The storage requirements for BFGS scale quadratically with the number of variables. For detailed derivations, see [nocedal2006a], chapter 6.

[nocedal2006a](1, 2) Nocedal, J. and Wright, S. (2006), Numerical Optimization, 2nd edition, Springer.

Attributes

wrt (array_like) Current solution to the problem. Can be given as a first argument to .f and .fprime.
f (Callable) The object function.
fprime (Callable) First derivative of the objective function. Returns an array of the same shape as .wrt.
initial_inv_hessian (array_like) The initial estimate of the approximiate Hessian.
line_search (LineSearch object.) Line search object to perform line searches with.
args (iterable) Iterator over arguments which fprime will be called with.

Methods

__init__(wrt, f, fprime, initial_inv_hessian=None, line_search=None, args=None)

Create a BFGS object.

Parameters:

wrt : array_like

Array that represents the solution. Will be operated upon in place. f and fprime should accept this array as a first argument.

f : callable

The objective function.

fprime : callable

Callable that given a solution vector as first parameter and *args and **kwargs drawn from the iterations args returns a search direction, such as a gradient.

initial_inv_hessian : array_like

The initial estimate of the approximiate Hessian.

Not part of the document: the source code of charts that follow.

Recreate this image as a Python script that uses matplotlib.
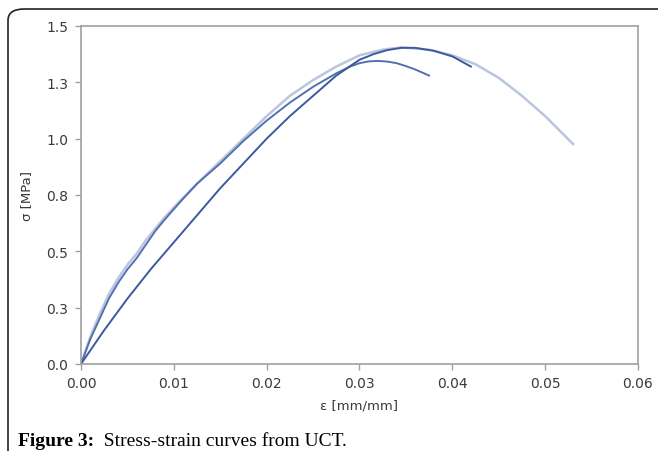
import matplotlib.pyplot as plt
from matplotlib.patches import FancyBboxPatch

# strain [mm/mm] and stress [MPa]
strain_a = [0, 0.001, 0.002, 0.003, 0.004, 0.005, 0.006, 0.007, 0.008, 0.009, 0.0107,
            0.0125, 0.015, 0.0175, 0.02, 0.0225, 0.025, 0.0275, 0.03, 0.0325, 0.0345,
            0.0375, 0.04, 0.0425, 0.045, 0.0475, 0.05, 0.053]
stress_a = [0, 0.12, 0.22, 0.31, 0.38, 0.44, 0.49, 0.55, 0.60, 0.65, 0.725,
            0.80, 0.90, 1.0, 1.10, 1.19, 1.26, 1.32, 1.37, 1.395, 1.405,
            1.395, 1.37, 1.33, 1.27, 1.19, 1.10, 0.976]

strain_b = [0, 0.001, 0.002, 0.003, 0.004, 0.005, 0.006, 0.007, 0.008, 0.009, 0.0107,
            0.0125, 0.015, 0.0175, 0.02, 0.0225, 0.025, 0.0275, 0.029, 0.03, 0.031,
            0.032, 0.033, 0.034, 0.035, 0.036, 0.0375]
stress_b = [0, 0.11, 0.20, 0.29, 0.36, 0.42, 0.47, 0.53, 0.59, 0.64, 0.72,
            0.80, 0.89, 0.99, 1.08, 1.16, 1.23, 1.29, 1.32, 1.335, 1.343,
            1.345, 1.342, 1.335, 1.322, 1.307, 1.28]

strain_c = [0, 0.0025, 0.005, 0.0075, 0.01, 0.0125, 0.015, 0.0175, 0.02, 0.0225, 0.025,
            0.0275, 0.03, 0.0315, 0.033, 0.0345, 0.036, 0.038, 0.04, 0.042]
stress_c = [0, 0.15, 0.29, 0.42, 0.54, 0.66, 0.78, 0.89, 1.0, 1.10, 1.19,
            1.28, 1.35, 1.375, 1.393, 1.403, 1.403, 1.39, 1.365, 1.32]

yticks = [0, 0.25, 0.5, 0.75, 1.0, 1.25, 1.5]
ytick_labels = ['0.0', '0.3', '0.5', '0.8', '1.0', '1.3', '1.5']
xticks = [0, 0.01, 0.02, 0.03, 0.04, 0.05, 0.06]

fig = plt.figure(figsize=(6.58, 4.52), dpi=100)
ax = fig.add_axes([0.1231, 0.1925, 0.8465, 0.7478])

ax.plot(strain_a, stress_a, color='#b3c0da', lw=1.8, alpha=0.9, solid_joinstyle='round')
ax.plot(strain_b, stress_b, color='#5470b0', lw=1.4, solid_joinstyle='round')
ax.plot(strain_c, stress_c, color='#3b5a9e', lw=1.4, solid_joinstyle='round')

ax.set_xlim(0, 0.06)
ax.set_ylim(0, 1.5)
ax.set_xticks(xticks)
ax.set_xticklabels([f'{v:.2f}' for v in xticks])
ax.set_yticks(yticks)
ax.set_yticklabels(ytick_labels)
ax.tick_params(direction='out', length=4, width=1, color='#a0a0a0',
               labelcolor='#3a3a3a', labelsize=10, pad=5)
for s in ax.spines.values():
    s.set_color('#a0a0a0')
    s.set_linewidth(1.2)

ax.set_xlabel('ε [mm/mm]', fontsize=9.5, color='#3a3a3a', labelpad=6)
ax.set_ylabel('σ [MPa]', fontsize=9.5, color='#3a3a3a', labelpad=10)

# outer frame with a rounded top-left corner
frame = FancyBboxPatch((8 / 658, -0.2), 1.2, 1.2 - 10 / 452,
                       boxstyle='round,pad=0,rounding_size=0.025',
                       transform=fig.transFigure, fill=False,
                       edgecolor='#222222', lw=1.2, clip_on=False)
fig.patches.append(frame)

t1 = fig.text(18 / 658, 1 - 446 / 452, 'Figure 3:', fontfamily='Liberation Serif',
              fontweight='bold', fontsize=14, va='baseline')
fig.add_artist(plt.Annotation('  Stress-strain curves from UCT.', xy=(1, 0), xycoords=t1,
                              va='bottom', ha='left', fontfamily='Liberation Serif',
                              fontsize=14))

fig.savefig('out.png', dpi=100)
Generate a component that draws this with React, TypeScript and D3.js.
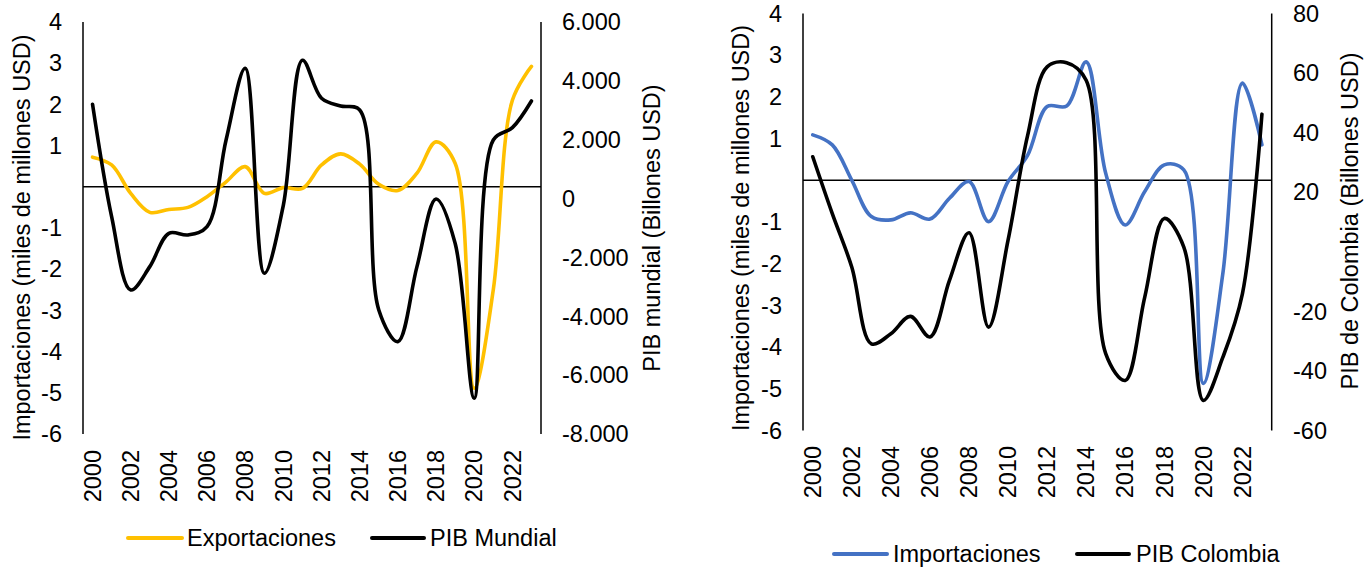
import React from 'react';
import * as d3 from 'd3';

const years = ['2000','2001','2002','2003','2004','2005','2006','2007','2008','2009','2010','2011','2012','2013','2014','2015','2016','2017','2018','2019','2020','2021','2022','2023'];
const yearLabels = ['2000','2002','2004','2006','2008','2010','2012','2014','2016','2018','2020','2022'];

const exportaciones = [0.72, 0.53, -0.16, -0.62, -0.55, -0.5, -0.24, 0.12, 0.49, -0.16, -0.02, -0.04, 0.53, 0.8, 0.55, 0.06, -0.09, 0.33, 1.09, 0.57, -4.89, -2.5, 2.1, 2.92];
const pibMundial = [3204, -615, -3106, -2313, -1180, -1237, -953, 2000, 4427, -2539, -220, 4700, 3408, 3146, 3010, -3785, -4862, -2313, -14, -1520, -6786, 1991, 2409, 3316];

const importaciones = [1.09, 0.85, 0.0, -0.87, -0.95, -0.78, -0.93, -0.43, -0.03, -0.99, -0.03, 0.6, 1.77, 1.78, 2.84, 0.17, -1.07, -0.27, 0.37, 0.25, -4.87, -2.23, 2.33, 0.85];
const pibColombia = [31.9, 12.8, -5.2, -30.9, -27.5, -21.7, -28.6, -9.6, 6.4, -25.3, 3.9, 39, 62.1, 63.5, 57.6, -34.2, -43.2, -15.2, 11.2, 1.6, -49.9, -35.4, -14.1, 46.2];

const leftTicksA = [4, 3, 2, 1, -1, -2, -3, -4, -5, -6];
const rightTicksA = [6000, 4000, 2000, 0, -2000, -4000, -6000, -8000];
const leftTicksB = [4, 3, 2, 1, -1, -2, -3, -4, -5, -6];
const rightTicksB = [80, 60, 40, 20, -20, -40, -60];

const FONT = '"Liberation Sans", Arial, sans-serif';
const FS = 23.5;
const esFmt = d3.formatLocale({ decimal: ',', thousands: '.', grouping: [3], currency: ['', ''], minus: '-' }).format(',');
const plainFmt = d3.formatLocale({ decimal: ',', thousands: '.', grouping: [3], currency: ['', ''], minus: '-' }).format('d');

type ChartCfg = {
  x0: number; x1: number; yTop: number; yBot: number;
  leftDomain: [number, number]; rightDomain: [number, number];
  leftTicks: number[]; rightTicks: number[]; rightFmt: (v: number) => string;
  leftVals: number[]; rightVals: number[]; leftColor: string; rightColor: string;
  leftTitle: string; rightTitle: string;
  leftLabelX: number; rightLabelX: number;
  leftTitleX: number; leftTitleY: number; rightTitleX: number; rightTitleY: number;
  xLabelY: number;
  legend: { y: number; items: { x0: number; x1: number; tx: number; color: string; label: string }[] };
};

function Chart({ c }: { c: ChartCfg }) {
  const xb = d3.scaleBand<string>().domain(years).range([c.x0, c.x1]).paddingInner(0).paddingOuter(0);
  const xc = (y: string) => (xb(y) as number) + xb.bandwidth() / 2;
  const yl = d3.scaleLinear().domain(c.leftDomain).range([c.yBot, c.yTop]);
  const yr = d3.scaleLinear().domain(c.rightDomain).range([c.yBot, c.yTop]);
  const curve = d3.curveCatmullRom.alpha(0.5);
  const lineL = d3.line<number>().x((_, i) => xc(years[i])).y(v => yl(v)).curve(curve);
  const lineR = d3.line<number>().x((_, i) => xc(years[i])).y(v => yr(v)).curve(curve);
  return (
    <g>
      <line x1={c.x0} x2={c.x0} y1={c.yTop} y2={c.yBot} stroke="#000" strokeWidth={1.5} />
      <line x1={c.x1} x2={c.x1} y1={c.yTop} y2={c.yBot} stroke="#000" strokeWidth={1.5} />
      <line x1={c.x0} x2={c.x1} y1={yl(0)} y2={yl(0)} stroke="#000" strokeWidth={1.5} />
      {c.leftTicks.map(t => (
        <text key={'l' + t} x={c.leftLabelX} y={yl(t)} dy="0.35em" textAnchor="end" fontSize={FS} fontFamily={FONT} fill="#000">{plainFmt(t)}</text>
      ))}
      {c.rightTicks.map(t => (
        <text key={'r' + t} x={c.rightLabelX} y={yr(t)} dy="0.35em" textAnchor="start" fontSize={FS} fontFamily={FONT} fill="#000">{c.rightFmt(t)}</text>
      ))}
      {yearLabels.map(y => (
        <text key={y} transform={`translate(${xc(y)},${c.xLabelY}) rotate(-90)`} dy="0.35em" textAnchor="end" fontSize={FS} fontFamily={FONT} fill="#000">{y}</text>
      ))}
      <text transform={`translate(${c.leftTitleX},${c.leftTitleY}) rotate(-90)`} textAnchor="middle" fontSize={FS} fontFamily={FONT} fill="#000">{c.leftTitle}</text>
      <text transform={`translate(${c.rightTitleX},${c.rightTitleY}) rotate(-90)`} textAnchor="middle" fontSize={FS} fontFamily={FONT} fill="#000">{c.rightTitle}</text>
      <path d={lineL(c.leftVals) as string} fill="none" stroke={c.leftColor} strokeWidth={3.6} strokeLinejoin="round" strokeLinecap="round" />
      <path d={lineR(c.rightVals) as string} fill="none" stroke={c.rightColor} strokeWidth={3.6} strokeLinejoin="round" strokeLinecap="round" />
      {c.legend.items.map(it => (
        <g key={it.label}>
          <line x1={it.x0} x2={it.x1} y1={c.legend.y} y2={c.legend.y} stroke={it.color} strokeWidth={4} strokeLinecap="round" />
          <text x={it.tx} y={c.legend.y} dy="0.35em" fontSize={FS} fontFamily={FONT} fill="#000">{it.label}</text>
        </g>
      ))}
    </g>
  );
}

const chartA: ChartCfg = {
  x0: 83, x1: 541, yTop: 22, yBot: 434,
  leftDomain: [-6, 4], rightDomain: [-8000, 6000],
  leftTicks: leftTicksA, rightTicks: rightTicksA, rightFmt: (v) => esFmt(v),
  leftVals: exportaciones, rightVals: pibMundial, leftColor: '#FFC000', rightColor: '#000000',
  leftTitle: 'Importaciones (miles de millones USD)', rightTitle: 'PIB mundial (Billones USD)',
  leftLabelX: 62, rightLabelX: 562,
  leftTitleX: 30, leftTitleY: 237.5, rightTitleX: 660, rightTitleY: 228,
  xLabelY: 450,
  legend: { y: 538, items: [
    { x0: 128, x1: 182, tx: 187, color: '#FFC000', label: 'Exportaciones' },
    { x0: 372, x1: 424, tx: 430, color: '#000000', label: 'PIB Mundial' },
  ] },
};

const chartB: ChartCfg = {
  x0: 803, x1: 1271.7, yTop: 13.5, yBot: 430.5,
  leftDomain: [-6, 4], rightDomain: [-60, 80],
  leftTicks: leftTicksB, rightTicks: rightTicksB, rightFmt: (v) => plainFmt(v),
  leftVals: importaciones, rightVals: pibColombia, leftColor: '#4472C4', rightColor: '#000000',
  leftTitle: 'Importaciones (miles de millones USD)', rightTitle: 'PIB de Colombia (Billones USD)',
  leftLabelX: 782, rightLabelX: 1293,
  leftTitleX: 748.5, leftTitleY: 228, rightTitleX: 1358, rightTitleY: 221,
  xLabelY: 446,
  legend: { y: 554, items: [
    { x0: 834, x1: 887, tx: 893, color: '#4472C4', label: 'Importaciones' },
    { x0: 1077, x1: 1129, tx: 1136, color: '#000000', label: 'PIB Colombia' },
  ] },
};

export default function App() {
  return (
    <svg width={1372} height={569} style={{ position: 'absolute', left: 0, top: 0, background: '#fff' }}>
      <rect width={1372} height={569} fill="#fff" />
      <Chart c={chartA} />
      <Chart c={chartB} />
    </svg>
  );
}
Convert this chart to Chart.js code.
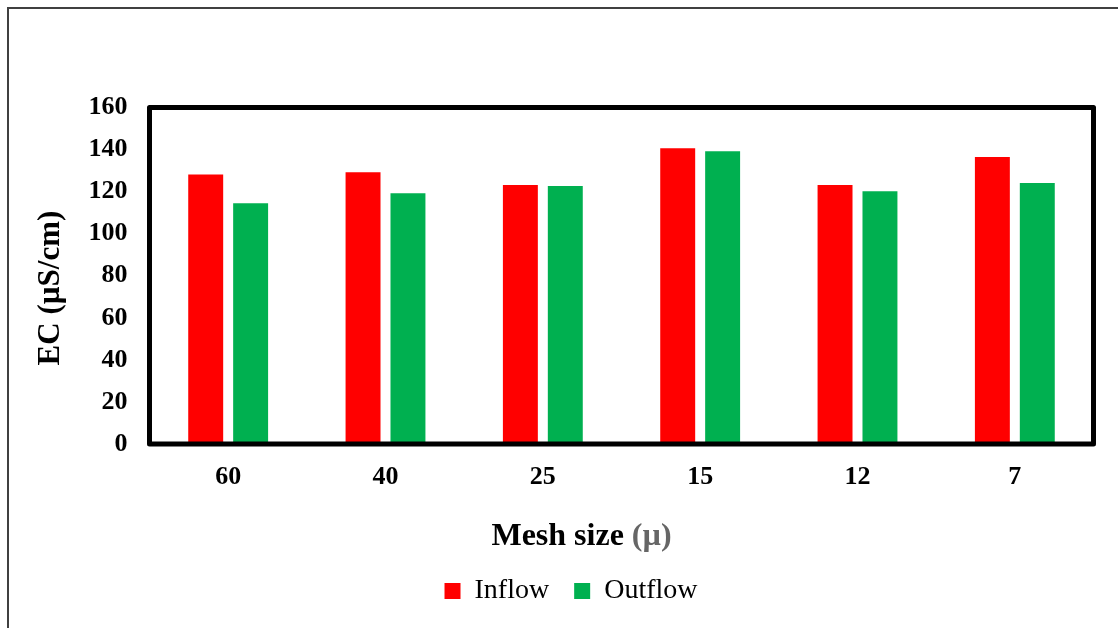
<!DOCTYPE html>
<html>
<head>
<meta charset="utf-8">
<title>EC by mesh size</title>
<script src="https://cdn.jsdelivr.net/npm/chart.js"></script>
<style>
  html, body { margin: 0; padding: 0; background: #fff; }
  #wrap { position: relative; width: 1118px; height: 628px; }
</style>
</head>
<body>
<div id="wrap"><canvas id="myChart" width="1118" height="628"></canvas></div>
<script>
// values
const meshSizes = ["60", "40", "25", "15", "12", "7"];
const inflowEC = [128.2, 129.2, 123.2, 140.6, 123.2, 136.5];
const outflowEC = [114.5, 119.2, 122.7, 139.2, 120.2, 124.1];
const yTicks = [0, 20, 40, 60, 80, 100, 120, 140, 160];

const serif = "'Liberation Serif', 'Times New Roman', serif";

// page border, plot frame and the two axis titles
const decorations = {
  id: "decorations",
  beforeDraw(chart) {
    const c = chart.ctx;
    c.save();
    c.strokeStyle = "#404040";
    c.lineWidth = 2;
    c.beginPath();
    c.moveTo(8, 628);
    c.lineTo(8, 8);
    c.lineTo(1118, 8);
    c.stroke();
    c.restore();
  },
  afterDatasetsDraw(chart) {
    const c = chart.ctx;
    const a = chart.chartArea;
    c.save();
    c.strokeStyle = "#000";
    c.lineWidth = 5;
    c.lineJoin = "round";
    c.strokeRect(a.left, a.top, a.right - a.left, a.bottom - a.top);

    // y title
    c.fillStyle = "#000";
    c.font = "bold 31px " + serif;
    c.textAlign = "center";
    c.textBaseline = "middle";
    c.translate(51, 288);
    c.rotate(-Math.PI / 2);
    c.fillText("EC (µS/cm)", 0, 0);
    c.restore();

    // x title, unit in grey
    c.save();
    c.font = "bold 32px " + serif;
    c.textBaseline = "alphabetic";
    const main = "Mesh size ";
    const unit = "(µ)";
    const w1 = c.measureText(main).width;
    const w2 = c.measureText(unit).width;
    const cx = (a.left + a.right) / 2 - 40;
    const x0 = cx - (w1 + w2) / 2;
    c.fillStyle = "#000";
    c.fillText(main, x0, 545);
    c.fillStyle = "#666666";
    c.fillText(unit, x0 + w1, 545);
    c.restore();
  }
};

new Chart(document.getElementById("myChart"), {
  type: "bar",
  data: {
    labels: meshSizes,
    datasets: [
      { label: "Inflow", data: inflowEC, backgroundColor: "#FF0000", borderWidth: 0 },
      { label: "Outflow", data: outflowEC, backgroundColor: "#00B050", borderWidth: 0 }
    ]
  },
  options: {
    responsive: false,
    animation: false,
    devicePixelRatio: 1,
    categoryPercentage: 0.571,
    barPercentage: 0.778,
    layout: { padding: { top: 107.5, right: 24.5, left: 48.5, bottom: 13 } },
    plugins: {
      tooltip: { enabled: false },
      legend: {
        position: "bottom",
        labels: {
          color: "#000",
          font: { family: serif, size: 28 },
          boxWidth: 16,
          boxHeight: 16,
          padding: 25
        }
      }
    },
    scales: {
      x: {
        grid: { display: false, drawTicks: false },
        border: { display: false },
        ticks: { color: "#000", font: { family: serif, size: 26, weight: "bold" }, padding: 18 },
        afterFit(s) { s.height = 108; }
      },
      y: {
        min: 0,
        max: 160,
        grid: { display: false, drawTicks: false },
        border: { display: false },
        afterBuildTicks(s) { s.ticks = yTicks.map(v => ({ value: v })); },
        ticks: { color: "#000", font: { family: serif, size: 26, weight: "bold" }, padding: 22 },
        afterFit(s) { s.width = 101; }
      }
    }
  },
  plugins: [decorations]
});
</script>
</body>
</html>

line_search : LineSearch object.

Line search object to perform line searches with.

args : iterable

Iterator over arguments which fprime will be called with.

class climin.bfgs.Lbfgs(wrt, f, fprime, initial_hessian_diag=1, n_factors=10, line_search=None, args=None)

l-BFGS (limited-memory BFGS) is a limited memory variation of the well-known BFGS algorithm. The storage requirement for BFGS scale quadratically with the number of variables, and thus it tends to be used only for smaller problems. Limited-memory BFGS reduces the storage by only using the \(l\) latest updates (factors) in computing the approximate Hessian inverse and representing this approximation only implicitly. More specifically, it stores the last \(l\) BFGS update vectors \(y_t\) and \(s_t\) and uses these to implicitly perform the matrix operations of BFGS (see [nocedal2006a]).

Note

In order to handle simple box constraints, consider scipy.optimize.fmin_l_bfgs_b.

Attributes

wrt (array_like) Current solution to the problem. Can be given as a first argument to .f and .fprime.
f (Callable) The object function.
fprime (Callable) First derivative of the objective function. Returns an array of the same shape as .wrt.
initial_hessian_diag (array_like) The initial estimate of the diagonal of the Hessian.
n_factors (int) The number of factors that should be used to implicitly represent the inverse Hessian.
line_search (LineSearch object.) Line search object to perform line searches with.
args (iterable) Iterator over arguments which fprime will be called with.

Methods

__init__(wrt, f, fprime, initial_hessian_diag=1, n_factors=10, line_search=None, args=None)

Create an Lbfgs object.

Attributes

wrt (array_like) Current solution to the problem. Can be given as a first argument to .f and .fprime.
f (Callable) The object function.
fprime (Callable) First derivative of the objective function. Returns an array of the same shape as .wrt.
initial_hessian_diag (array_like) The initial estimate of the diagonal of the Hessian.
n_factors (int) The number of factors that should be used to implicitly represent the inverse Hessian.
line_search (LineSearch object.) Line search object to perform line searches with.
args (iterable) Iterator over arguments which fprime will be called with.